Member of the National Assembly of Pakistan
- Incumbent
- Assumed office 29 February 2024
- Constituency: NA-208 Nawabshah-II
- In office 13 August 2018 – 10 August 2023
- Constituency: NA-214 (Shaheed Benazirabad-II)
- In office 16 November 2002 – 31 May 2018
- Constituency: NA-214 (Nawabshah-II)

Personal details
- Born: 27 October 1959 (age 66) Khairpur District, Sindh, Pakistan
- Party: PPP (2002-present)

= Syed Ghulam Mustafa Shah (politician) =

Pakistani politician

Syed Ghulam Mustafa Shah (born 27 October 1959) is a Pakistani politician who is currently serving as the Deputy Speaker of the National Assembly. He has been a member of the National Assembly of Pakistan since 29 February 2024 and previously served in this position from 2002 to May 2018 and then from August 2018 till August 2023.

==Early life==
He was born on 27 October 1959 in Khairpur District, Pakistan.

==Political career==

He was elected to the National Assembly of Pakistan as a candidate of Pakistan Peoples Party (PPP) from Constituency NA-214 (Nawabshah-II) in the 2002 Pakistani general election. He received 60,267 votes and defeated Mumtaz Ahmed Rahu, a candidate of National Alliance.

He was re-elected to the National Assembly as a candidate of PPP from Constituency NA-214 (Nawabshah-II) in the 2008 Pakistani general election. He received 81,194 votes and defeated Khan Muhammad Dhari, a candidate of Pakistan Muslim League (Q) (PML-Q).

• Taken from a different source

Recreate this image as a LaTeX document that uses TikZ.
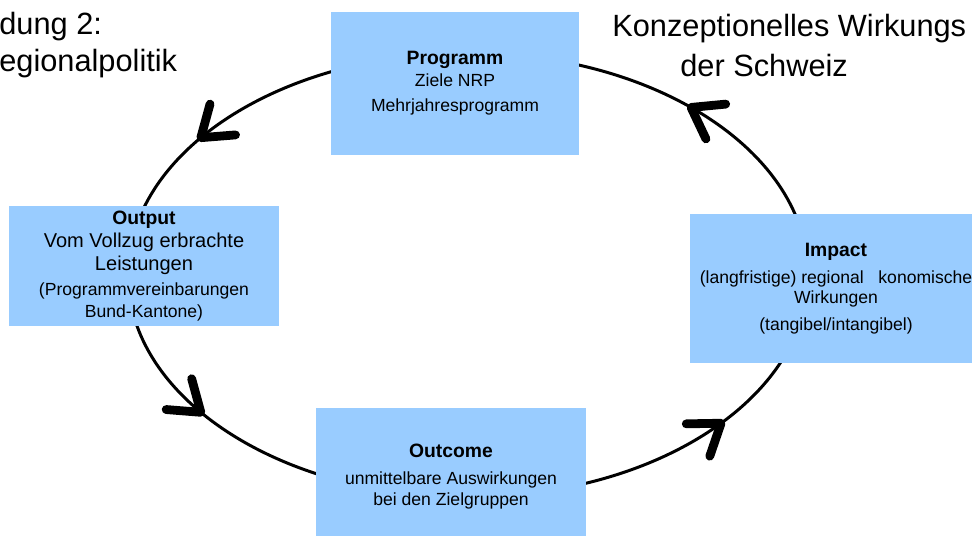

He was re-elected to the National Assembly as a candidate of PPP from Constituency NA-214 (Nawabshah-II) in the 2013 Pakistani general election. He received 135,502 votes and defeated Ali Asghar Rind, a candidate of Pakistan Muslim League (N) (PML-N).

He was re-elected to the National Assembly as a candidate of PPP from Constituency NA-214 (Shaheed Benazirabad-II) in the 2018 Pakistani general election. He received 110,921 votes and defeated Syed Zainulabdin, a candidate of Sindh United Party (SUP).

He was re-elected to the National Assembly as a candidate of PPP from NA-208 Nawabshah-II in the 2024 Pakistani general election. He received 127,181 votes and defeated Syed Zainulabdin, a candidate of the Grand Democratic Alliance (GDA).

On 1 March 2024, he was elected as the Deputy Speaker of the National Assembly. He received 197 votes and defeated Junaid Akbar, a candidate of the Sunni Ittehad Council (SIC), which was supported by Pakistan Tehreek-e-Insaf (PTI).